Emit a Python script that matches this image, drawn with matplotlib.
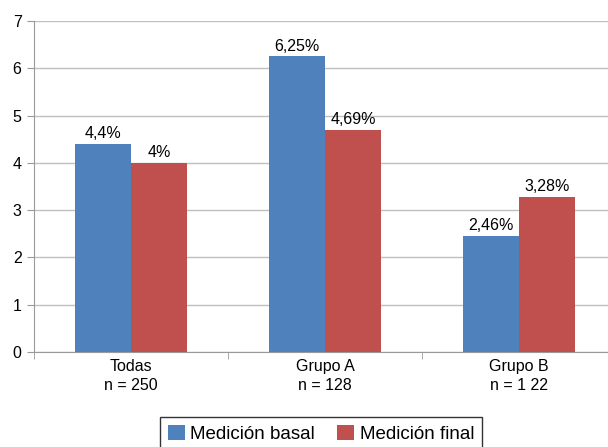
import numpy as np
import matplotlib
matplotlib.use("Agg")
import matplotlib.pyplot as plt

plt.rcParams["font.family"] = ["Liberation Sans", "DejaVu Sans"]

# data
categories = ["Todas\nn = 250", "Grupo A\nn = 128", "Grupo B\nn = 1 22"]
basal = [4.4, 6.25, 2.46]
final = [4.0, 4.69, 3.28]
basal_labels = ["4,4%", "6,25%", "2,46%"]
final_labels = ["4%", "4,69%", "3,28%"]

blue = "#4F81BD"
red = "#C0504D"

fig = plt.figure(figsize=(6.08, 4.47), dpi=100)
ax = fig.add_axes([34 / 608, 1 - 352 / 447, 582 / 608, 331 / 447])

x = np.arange(len(categories))
w = 0.29
b1 = ax.bar(x - w / 2, basal, w, color=blue, label="Medición basal", zorder=3)
b2 = ax.bar(x + w / 2, final, w, color=red, label="Medición final", zorder=3)

ax.bar_label(b1, labels=basal_labels, padding=2, fontsize=11.5)
ax.bar_label(b2, labels=final_labels, padding=2, fontsize=11.5)

ax.set_xlim(-0.5, 2.5)
ax.set_ylim(0, 7)
ax.set_yticks(range(8))
ax.set_xticks(x)
ax.set_xticklabels(categories, fontsize=11.5, linespacing=1.3)
ax.set_xticks([-0.5, 0.5, 1.5, 2.5], minor=True)
ax.tick_params(axis="x", which="major", length=0, pad=5)
ax.tick_params(axis="x", which="minor", length=5, color="#999999")
ax.tick_params(axis="y", length=5, color="#999999", labelsize=11.5, pad=4)

ax.yaxis.grid(True, color="#BFBFBF", linewidth=1, zorder=0)
for side in ["top", "right"]:
    ax.spines[side].set_visible(False)
for side in ["left", "bottom"]:
    ax.spines[side].set_color("#999999")

leg = fig.legend(
    handles=[b1, b2],
    loc="center",
    bbox_to_anchor=(321 / 608, 1 - 434 / 447),
    ncol=2,
    fontsize=13.5,
    frameon=True,
    fancybox=False,
    handlelength=0.9,
    handleheight=0.9,
    handletextpad=0.3,
    columnspacing=1.2,
    borderpad=0.4,
)
leg.get_frame().set_edgecolor("black")
leg.get_frame().set_linewidth(1)

fig.savefig("out.png", dpi=100)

════

§ **Aim**
Pictures are excluded; output everything else in the data verbatim.

§ **Worked answer**
Emit a Python script that matches this image, drawn with matplotlib.
import numpy as np
import matplotlib
matplotlib.use("Agg")
import matplotlib.pyplot as plt

plt.rcParams["font.family"] = ["Liberation Sans", "DejaVu Sans"]

# data
categories = ["Todas\nn = 250", "Grupo A\nn = 128", "Grupo B\nn = 1 22"]
basal = [4.4, 6.25, 2.46]
final = [4.0, 4.69, 3.28]
basal_labels = ["4,4%", "6,25%", "2,46%"]
final_labels = ["4%", "4,69%", "3,28%"]

blue = "#4F81BD"
red = "#C0504D"

fig = plt.figure(figsize=(6.08, 4.47), dpi=100)
ax = fig.add_axes([34 / 608, 1 - 352 / 447, 582 / 608, 331 / 447])

x = np.arange(len(categories))
w = 0.29
b1 = ax.bar(x - w / 2, basal, w, color=blue, label="Medición basal", zorder=3)
b2 = ax.bar(x + w / 2, final, w, color=red, label="Medición final", zorder=3)

ax.bar_label(b1, labels=basal_labels, padding=2, fontsize=11.5)
ax.bar_label(b2, labels=final_labels, padding=2, fontsize=11.5)

ax.set_xlim(-0.5, 2.5)
ax.set_ylim(0, 7)
ax.set_yticks(range(8))
ax.set_xticks(x)
ax.set_xticklabels(categories, fontsize=11.5, linespacing=1.3)
ax.set_xticks([-0.5, 0.5, 1.5, 2.5], minor=True)
ax.tick_params(axis="x", which="major", length=0, pad=5)
ax.tick_params(axis="x", which="minor", length=5, color="#999999")
ax.tick_params(axis="y", length=5, color="#999999", labelsize=11.5, pad=4)

ax.yaxis.grid(True, color="#BFBFBF", linewidth=1, zorder=0)
for side in ["top", "right"]:
    ax.spines[side].set_visible(False)
for side in ["left", "bottom"]:
    ax.spines[side].set_color("#999999")

leg = fig.legend(
    handles=[b1, b2],
    loc="center",
    bbox_to_anchor=(321 / 608, 1 - 434 / 447),
    ncol=2,
    fontsize=13.5,
    frameon=True,
    fancybox=False,
    handlelength=0.9,
    handleheight=0.9,
    handletextpad=0.3,
    columnspacing=1.2,
    borderpad=0.4,
)
leg.get_frame().set_edgecolor("black")
leg.get_frame().set_linewidth(1)

fig.savefig("out.png", dpi=100)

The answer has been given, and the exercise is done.